**WRITTEN INSTRUCTION**: Write the data out again exactly, dropping any images it holds.
::::::::::
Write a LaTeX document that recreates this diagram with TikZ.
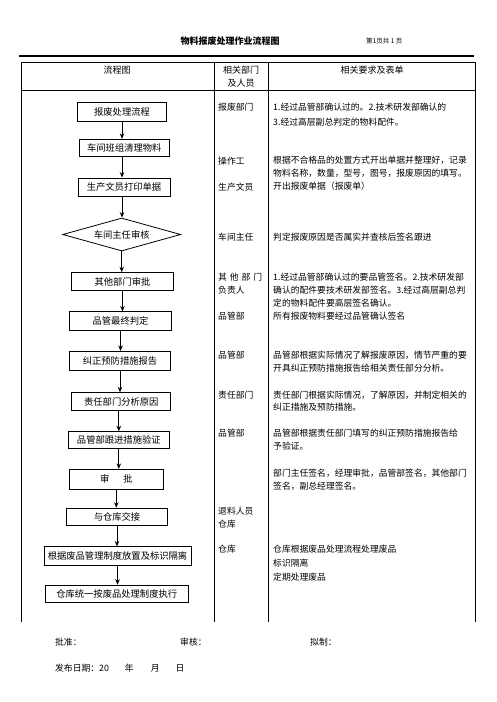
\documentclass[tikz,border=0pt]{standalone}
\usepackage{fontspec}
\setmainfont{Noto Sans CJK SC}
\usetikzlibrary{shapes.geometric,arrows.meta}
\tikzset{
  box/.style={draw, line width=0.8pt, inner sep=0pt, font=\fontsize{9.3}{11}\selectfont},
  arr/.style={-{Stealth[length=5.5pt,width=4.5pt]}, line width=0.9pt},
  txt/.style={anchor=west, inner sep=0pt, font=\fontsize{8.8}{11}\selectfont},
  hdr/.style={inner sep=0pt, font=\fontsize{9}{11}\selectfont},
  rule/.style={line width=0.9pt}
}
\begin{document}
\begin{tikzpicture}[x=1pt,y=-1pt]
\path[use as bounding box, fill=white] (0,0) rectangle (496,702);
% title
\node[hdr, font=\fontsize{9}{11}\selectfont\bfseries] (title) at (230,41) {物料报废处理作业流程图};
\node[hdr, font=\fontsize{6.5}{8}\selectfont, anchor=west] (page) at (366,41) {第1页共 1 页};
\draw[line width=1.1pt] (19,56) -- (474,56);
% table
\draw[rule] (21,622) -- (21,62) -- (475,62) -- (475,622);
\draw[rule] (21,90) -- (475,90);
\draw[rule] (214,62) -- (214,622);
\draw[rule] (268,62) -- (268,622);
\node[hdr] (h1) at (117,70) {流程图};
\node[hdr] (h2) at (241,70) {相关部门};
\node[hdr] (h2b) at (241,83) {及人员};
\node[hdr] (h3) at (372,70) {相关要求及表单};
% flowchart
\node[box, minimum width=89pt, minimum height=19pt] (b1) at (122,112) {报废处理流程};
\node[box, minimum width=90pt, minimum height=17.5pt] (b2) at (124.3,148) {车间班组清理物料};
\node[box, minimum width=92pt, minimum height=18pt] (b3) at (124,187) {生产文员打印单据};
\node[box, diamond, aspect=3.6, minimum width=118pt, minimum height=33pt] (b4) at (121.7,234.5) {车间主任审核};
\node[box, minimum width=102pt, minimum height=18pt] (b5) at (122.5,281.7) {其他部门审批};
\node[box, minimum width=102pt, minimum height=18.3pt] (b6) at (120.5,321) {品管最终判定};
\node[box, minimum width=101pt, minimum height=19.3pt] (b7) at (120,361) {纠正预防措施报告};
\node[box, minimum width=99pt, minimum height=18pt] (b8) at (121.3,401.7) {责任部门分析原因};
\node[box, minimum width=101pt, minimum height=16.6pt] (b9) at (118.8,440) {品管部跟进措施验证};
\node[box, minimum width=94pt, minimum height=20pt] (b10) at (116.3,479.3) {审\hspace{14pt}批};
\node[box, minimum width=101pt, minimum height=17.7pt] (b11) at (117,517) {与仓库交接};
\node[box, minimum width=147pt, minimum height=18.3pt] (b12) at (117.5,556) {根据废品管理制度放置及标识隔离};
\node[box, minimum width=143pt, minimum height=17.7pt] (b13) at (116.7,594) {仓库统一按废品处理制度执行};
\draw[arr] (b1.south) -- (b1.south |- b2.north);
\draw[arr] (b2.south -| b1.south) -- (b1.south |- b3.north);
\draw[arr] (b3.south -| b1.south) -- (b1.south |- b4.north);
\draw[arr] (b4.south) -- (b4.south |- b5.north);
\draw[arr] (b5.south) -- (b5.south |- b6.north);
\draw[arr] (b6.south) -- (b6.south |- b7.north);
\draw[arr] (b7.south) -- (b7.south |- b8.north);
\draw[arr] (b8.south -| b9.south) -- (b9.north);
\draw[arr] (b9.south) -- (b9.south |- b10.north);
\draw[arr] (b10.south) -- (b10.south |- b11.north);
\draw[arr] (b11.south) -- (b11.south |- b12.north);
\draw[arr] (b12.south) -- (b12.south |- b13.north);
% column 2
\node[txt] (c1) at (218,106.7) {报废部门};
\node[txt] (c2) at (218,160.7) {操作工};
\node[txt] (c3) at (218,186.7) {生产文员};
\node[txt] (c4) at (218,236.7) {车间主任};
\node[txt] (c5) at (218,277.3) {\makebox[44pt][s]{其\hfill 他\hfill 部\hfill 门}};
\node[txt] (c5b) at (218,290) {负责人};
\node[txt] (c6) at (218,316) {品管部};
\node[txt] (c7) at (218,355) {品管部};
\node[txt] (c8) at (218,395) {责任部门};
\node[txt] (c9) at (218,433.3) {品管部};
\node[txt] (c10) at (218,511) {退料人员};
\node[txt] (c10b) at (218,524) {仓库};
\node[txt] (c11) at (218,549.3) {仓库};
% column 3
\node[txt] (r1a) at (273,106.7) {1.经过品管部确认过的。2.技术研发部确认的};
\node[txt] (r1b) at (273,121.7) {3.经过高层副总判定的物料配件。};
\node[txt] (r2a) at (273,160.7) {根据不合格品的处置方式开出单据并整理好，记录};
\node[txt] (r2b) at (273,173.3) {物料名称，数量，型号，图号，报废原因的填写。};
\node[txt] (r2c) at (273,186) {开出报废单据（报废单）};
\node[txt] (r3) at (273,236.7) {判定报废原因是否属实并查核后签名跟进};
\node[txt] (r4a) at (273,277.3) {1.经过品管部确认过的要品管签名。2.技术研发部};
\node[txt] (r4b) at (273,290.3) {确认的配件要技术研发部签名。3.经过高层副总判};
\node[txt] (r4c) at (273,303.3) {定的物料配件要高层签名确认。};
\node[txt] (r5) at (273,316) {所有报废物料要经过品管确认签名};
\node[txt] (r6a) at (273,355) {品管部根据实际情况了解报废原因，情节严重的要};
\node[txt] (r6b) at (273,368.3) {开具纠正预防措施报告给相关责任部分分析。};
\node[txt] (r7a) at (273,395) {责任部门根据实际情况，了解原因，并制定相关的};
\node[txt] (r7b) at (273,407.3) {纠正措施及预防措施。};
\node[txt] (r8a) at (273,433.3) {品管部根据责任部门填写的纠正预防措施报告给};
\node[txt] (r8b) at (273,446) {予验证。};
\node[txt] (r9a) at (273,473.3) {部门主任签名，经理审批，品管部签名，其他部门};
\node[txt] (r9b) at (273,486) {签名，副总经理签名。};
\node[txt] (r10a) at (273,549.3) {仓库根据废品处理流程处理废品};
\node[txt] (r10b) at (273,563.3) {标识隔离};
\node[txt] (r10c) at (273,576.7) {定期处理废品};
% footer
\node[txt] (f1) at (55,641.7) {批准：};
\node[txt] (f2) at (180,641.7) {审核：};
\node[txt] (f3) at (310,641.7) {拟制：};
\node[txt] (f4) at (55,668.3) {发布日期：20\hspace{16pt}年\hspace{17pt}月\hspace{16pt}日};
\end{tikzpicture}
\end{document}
::::::::::
**WRITTEN ANSWER**:
Write a LaTeX document that recreates this diagram with TikZ.
\documentclass[tikz,border=0pt]{standalone}
\usepackage{fontspec}
\setmainfont{Noto Sans CJK SC}
\usetikzlibrary{shapes.geometric,arrows.meta}
\tikzset{
  box/.style={draw, line width=0.8pt, inner sep=0pt, font=\fontsize{9.3}{11}\selectfont},
  arr/.style={-{Stealth[length=5.5pt,width=4.5pt]}, line width=0.9pt},
  txt/.style={anchor=west, inner sep=0pt, font=\fontsize{8.8}{11}\selectfont},
  hdr/.style={inner sep=0pt, font=\fontsize{9}{11}\selectfont},
  rule/.style={line width=0.9pt}
}
\begin{document}
\begin{tikzpicture}[x=1pt,y=-1pt]
\path[use as bounding box, fill=white] (0,0) rectangle (496,702);
% title
\node[hdr, font=\fontsize{9}{11}\selectfont\bfseries] (title) at (230,41) {物料报废处理作业流程图};
\node[hdr, font=\fontsize{6.5}{8}\selectfont, anchor=west] (page) at (366,41) {第1页共 1 页};
\draw[line width=1.1pt] (19,56) -- (474,56);
% table
\draw[rule] (21,622) -- (21,62) -- (475,62) -- (475,622);
\draw[rule] (21,90) -- (475,90);
\draw[rule] (214,62) -- (214,622);
\draw[rule] (268,62) -- (268,622);
\node[hdr] (h1) at (117,70) {流程图};
\node[hdr] (h2) at (241,70) {相关部门};
\node[hdr] (h2b) at (241,83) {及人员};
\node[hdr] (h3) at (372,70) {相关要求及表单};
% flowchart
\node[box, minimum width=89pt, minimum height=19pt] (b1) at (122,112) {报废处理流程};
\node[box, minimum width=90pt, minimum height=17.5pt] (b2) at (124.3,148) {车间班组清理物料};
\node[box, minimum width=92pt, minimum height=18pt] (b3) at (124,187) {生产文员打印单据};
\node[box, diamond, aspect=3.6, minimum width=118pt, minimum height=33pt] (b4) at (121.7,234.5) {车间主任审核};
\node[box, minimum width=102pt, minimum height=18pt] (b5) at (122.5,281.7) {其他部门审批};
\node[box, minimum width=102pt, minimum height=18.3pt] (b6) at (120.5,321) {品管最终判定};
\node[box, minimum width=101pt, minimum height=19.3pt] (b7) at (120,361) {纠正预防措施报告};
\node[box, minimum width=99pt, minimum height=18pt] (b8) at (121.3,401.7) {责任部门分析原因};
\node[box, minimum width=101pt, minimum height=16.6pt] (b9) at (118.8,440) {品管部跟进措施验证};
\node[box, minimum width=94pt, minimum height=20pt] (b10) at (116.3,479.3) {审\hspace{14pt}批};
\node[box, minimum width=101pt, minimum height=17.7pt] (b11) at (117,517) {与仓库交接};
\node[box, minimum width=147pt, minimum height=18.3pt] (b12) at (117.5,556) {根据废品管理制度放置及标识隔离};
\node[box, minimum width=143pt, minimum height=17.7pt] (b13) at (116.7,594) {仓库统一按废品处理制度执行};
\draw[arr] (b1.south) -- (b1.south |- b2.north);
\draw[arr] (b2.south -| b1.south) -- (b1.south |- b3.north);
\draw[arr] (b3.south -| b1.south) -- (b1.south |- b4.north);
\draw[arr] (b4.south) -- (b4.south |- b5.north);
\draw[arr] (b5.south) -- (b5.south |- b6.north);
\draw[arr] (b6.south) -- (b6.south |- b7.north);
\draw[arr] (b7.south) -- (b7.south |- b8.north);
\draw[arr] (b8.south -| b9.south) -- (b9.north);
\draw[arr] (b9.south) -- (b9.south |- b10.north);
\draw[arr] (b10.south) -- (b10.south |- b11.north);
\draw[arr] (b11.south) -- (b11.south |- b12.north);
\draw[arr] (b12.south) -- (b12.south |- b13.north);
% column 2
\node[txt] (c1) at (218,106.7) {报废部门};
\node[txt] (c2) at (218,160.7) {操作工};
\node[txt] (c3) at (218,186.7) {生产文员};
\node[txt] (c4) at (218,236.7) {车间主任};
\node[txt] (c5) at (218,277.3) {\makebox[44pt][s]{其\hfill 他\hfill 部\hfill 门}};
\node[txt] (c5b) at (218,290) {负责人};
\node[txt] (c6) at (218,316) {品管部};
\node[txt] (c7) at (218,355) {品管部};
\node[txt] (c8) at (218,395) {责任部门};
\node[txt] (c9) at (218,433.3) {品管部};
\node[txt] (c10) at (218,511) {退料人员};
\node[txt] (c10b) at (218,524) {仓库};
\node[txt] (c11) at (218,549.3) {仓库};
% column 3
\node[txt] (r1a) at (273,106.7) {1.经过品管部确认过的。2.技术研发部确认的};
\node[txt] (r1b) at (273,121.7) {3.经过高层副总判定的物料配件。};
\node[txt] (r2a) at (273,160.7) {根据不合格品的处置方式开出单据并整理好，记录};
\node[txt] (r2b) at (273,173.3) {物料名称，数量，型号，图号，报废原因的填写。};
\node[txt] (r2c) at (273,186) {开出报废单据（报废单）};
\node[txt] (r3) at (273,236.7) {判定报废原因是否属实并查核后签名跟进};
\node[txt] (r4a) at (273,277.3) {1.经过品管部确认过的要品管签名。2.技术研发部};
\node[txt] (r4b) at (273,290.3) {确认的配件要技术研发部签名。3.经过高层副总判};
\node[txt] (r4c) at (273,303.3) {定的物料配件要高层签名确认。};
\node[txt] (r5) at (273,316) {所有报废物料要经过品管确认签名};
\node[txt] (r6a) at (273,355) {品管部根据实际情况了解报废原因，情节严重的要};
\node[txt] (r6b) at (273,368.3) {开具纠正预防措施报告给相关责任部分分析。};
\node[txt] (r7a) at (273,395) {责任部门根据实际情况，了解原因，并制定相关的};
\node[txt] (r7b) at (273,407.3) {纠正措施及预防措施。};
\node[txt] (r8a) at (273,433.3) {品管部根据责任部门填写的纠正预防措施报告给};
\node[txt] (r8b) at (273,446) {予验证。};
\node[txt] (r9a) at (273,473.3) {部门主任签名，经理审批，品管部签名，其他部门};
\node[txt] (r9b) at (273,486) {签名，副总经理签名。};
\node[txt] (r10a) at (273,549.3) {仓库根据废品处理流程处理废品};
\node[txt] (r10b) at (273,563.3) {标识隔离};
\node[txt] (r10c) at (273,576.7) {定期处理废品};
% footer
\node[txt] (f1) at (55,641.7) {批准：};
\node[txt] (f2) at (180,641.7) {审核：};
\node[txt] (f3) at (310,641.7) {拟制：};
\node[txt] (f4) at (55,668.3) {发布日期：20\hspace{16pt}年\hspace{17pt}月\hspace{16pt}日};
\end{tikzpicture}
\end{document}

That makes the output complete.